Where do I start? Firstly, remember the "Phillips Explorer", the multi-hull vessel that was designed to circumnavigate the world in 80 days and then had a "structural malfunction" in the English Channel just after Lizzie launched her, and then sank in the Atlantic on her maiden voyage? (Shades of the Titanic).

There are vast differences between structures restricted to water travel where weight is not as critical and margins of safety are far more generous and aircraft where margins are much more finely managed. In a marine environment, a bad repair may involve a desperate resort to a dinghy and activation of an EPERB but in aircraft a bad repair may have far more significant ramifications. You have no life raft and you can not swim for long in air.

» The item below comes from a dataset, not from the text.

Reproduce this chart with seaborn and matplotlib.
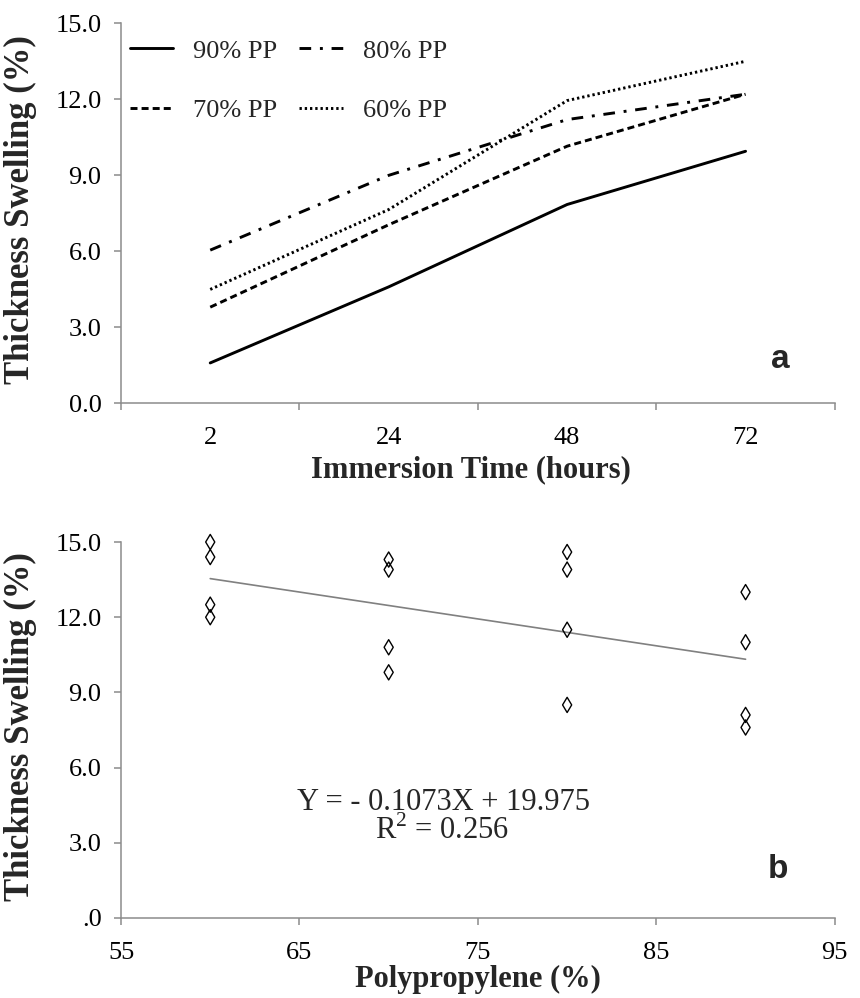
import numpy as np
import pandas as pd
import matplotlib
matplotlib.use('Agg')
import matplotlib.pyplot as plt
import seaborn as sns

sns.set_style('white')
plt.rcParams.update({'font.family': ['Liberation Serif', 'DejaVu Serif'],
                     'mathtext.fontset': 'custom', 'mathtext.rm': 'Liberation Serif',
                     'axes.spines.top': False, 'axes.spines.right': False,
                     'axes.edgecolor': '#8c8c8c', 'axes.linewidth': 1.1,
                     'xtick.color': '#8c8c8c', 'ytick.color': '#8c8c8c',
                     'xtick.labelcolor': 'black', 'ytick.labelcolor': 'black',
                     'xtick.bottom': True, 'ytick.left': True,
                     'xtick.direction': 'out', 'ytick.direction': 'out',
                     'xtick.major.size': 5, 'ytick.major.size': 5,
                     'xtick.major.width': 1.1, 'ytick.major.width': 1.1})

# panel a: thickness swelling vs immersion time
hours = ['2', '24', '48', '72']
pp90 = [1.6, 4.6, 7.85, 9.95]
pp80 = [6.05, 9.0, 11.2, 12.2]
pp70 = [3.8, 7.05, 10.15, 12.2]
pp60 = [4.5, 7.65, 11.95, 13.5]
series_names = ['90% PP', '80% PP', '70% PP', '60% PP']

# panel b: thickness swelling vs PP content
pp_content = [60, 60, 60, 60, 70, 70, 70, 70, 80, 80, 80, 80, 90, 90, 90, 90]
swelling = [15.0, 14.4, 12.5, 12.0, 14.3, 13.9, 10.8, 9.8,
            14.6, 13.9, 11.5, 8.5, 13.0, 11.0, 8.1, 7.6]

yticks = [0, 3, 6, 9, 12, 15]

rows = []
for name, vals in zip(series_names, [pp90, pp80, pp70, pp60]):
    for i, v in enumerate(vals):
        rows.append({'series': name, 'time_idx': i, 'ts': v})
df_a = pd.DataFrame(rows)
df_b = pd.DataFrame({'pp': pp_content, 'ts': swelling})

fig = plt.figure(figsize=(8.6, 9.98), dpi=100)
ax1 = fig.add_axes([0.1407, 0.5957, 0.8300, 0.3810])
ax2 = fig.add_axes([0.1407, 0.0802, 0.8300, 0.3767])

dash_map = {'90% PP': '', '80% PP': (4, 3, 1, 3), '70% PP': (2.4, 1.4), '60% PP': (0.8, 1.0)}
sns.lineplot(data=df_a, x='time_idx', y='ts', style='series', style_order=series_names,
             dashes=dash_map, color='black', linewidth=2.1, errorbar=None, legend=False, ax=ax1)

ax1.set_xlim(-0.5, len(hours) - 0.5)
ax1.set_ylim(0, 15)
ax1.set_xticks(np.arange(len(hours) + 1) - 0.5)
ax1.set_xticklabels([])
ax1.set_xticks(np.arange(len(hours)), minor=True)
ax1.set_xticklabels(hours, minor=True)
ax1.tick_params(axis='x', which='minor', length=0, pad=17, labelsize=19)
ax1.tick_params(axis='y', labelsize=19, pad=9)
ax1.set_yticks(yticks)
ax1.set_yticklabels([f'{t:.1f}' for t in yticks])
ax1.set_xlabel('Immersion Time (hours)', fontsize=22, fontweight='bold')
ax1.set_ylabel('Thickness Swelling (%)', fontsize=25, fontweight='bold')
ax1.xaxis.set_label_coords(0.49, -0.135)
ax1.yaxis.set_label_coords(-0.117, 0.51)

lines = ax1.get_lines()
order = [0, 2, 1, 3]
ax1.legend([lines[i] for i in order], [series_names[i] for i in order], ncol=2,
           loc='upper left', bbox_to_anchor=(0.012, 0.958), frameon=False,
           fontsize=19, handlelength=1.65, handletextpad=0.75, columnspacing=0.85,
           labelspacing=1.35, borderaxespad=0, borderpad=0)
ax1.text(0.923, 0.116, 'a', transform=ax1.transAxes, ha='center', va='center',
         fontsize=24, fontweight='bold', family='Liberation Sans')

# panel b
sns.regplot(data=df_b, x='pp', y='ts', scatter=False, ci=None, color='#808080',
            line_kws={'linewidth': 1.2}, ax=ax2)
sns.scatterplot(data=df_b, x='pp', y='ts', marker='d', s=60, facecolor='none',
                edgecolor='black', linewidth=1.0, clip_on=False, zorder=3, ax=ax2)
ax2.set_xlim(55, 95)
ax2.set_ylim(0, 15)
ax2.set_xticks([55, 65, 75, 85, 95])
ax2.set_yticks(yticks)
ax2.set_yticklabels(['.0'] + [f'{t:.1f}' for t in yticks[1:]])
ax2.tick_params(axis='x', labelsize=19, pad=12)
ax2.tick_params(axis='y', labelsize=19, pad=9)
ax2.set_xlabel('Polypropylene (%)', fontsize=22, fontweight='bold')
ax2.set_ylabel('Thickness Swelling (%)', fontsize=25, fontweight='bold')
ax2.xaxis.set_label_coords(0.5, -0.125)
ax2.yaxis.set_label_coords(-0.117, 0.508)
ax2.text(73.1, 4.6, 'Y = - 0.1073X + 19.975', ha='center', va='center', fontsize=22)
ax2.text(73.0, 3.5, 'R$^{2}$ = 0.256', ha='center', va='center', fontsize=22)
ax2.text(0.92, 0.13, 'b', transform=ax2.transAxes, ha='center', va='center',
         fontsize=24, fontweight='bold', family='Liberation Sans')

fig.savefig('out.png', dpi=100)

As for the "air-fix" comment, it is difficult for most people to comprehend that almost every aircraft anywhere has some adhesive bonded structure and in my (extensive) experience in adhesive bond failure forensics there have been an inordinate number of adhesive bond failures to metallic structures, so casting aspersions towards a "plastic" or "bin-liner" structure shows a neanderthalic ignorance of structural materials. There are even more significant deficiencies in bonded metallic structures than there are associated with fibre composites.

Next the "too-strong" comment. In reality, the problem of load transfer is not strength related, it is stiffness related. A compliant-but-strong material (like fibre-glass, high strength but low elastic modulus) will not cause as much load interaction as a stiff-but-weak material such as mild steel (low strength but high elastic modulus). Stiffness causes load redistribution problems, not strength.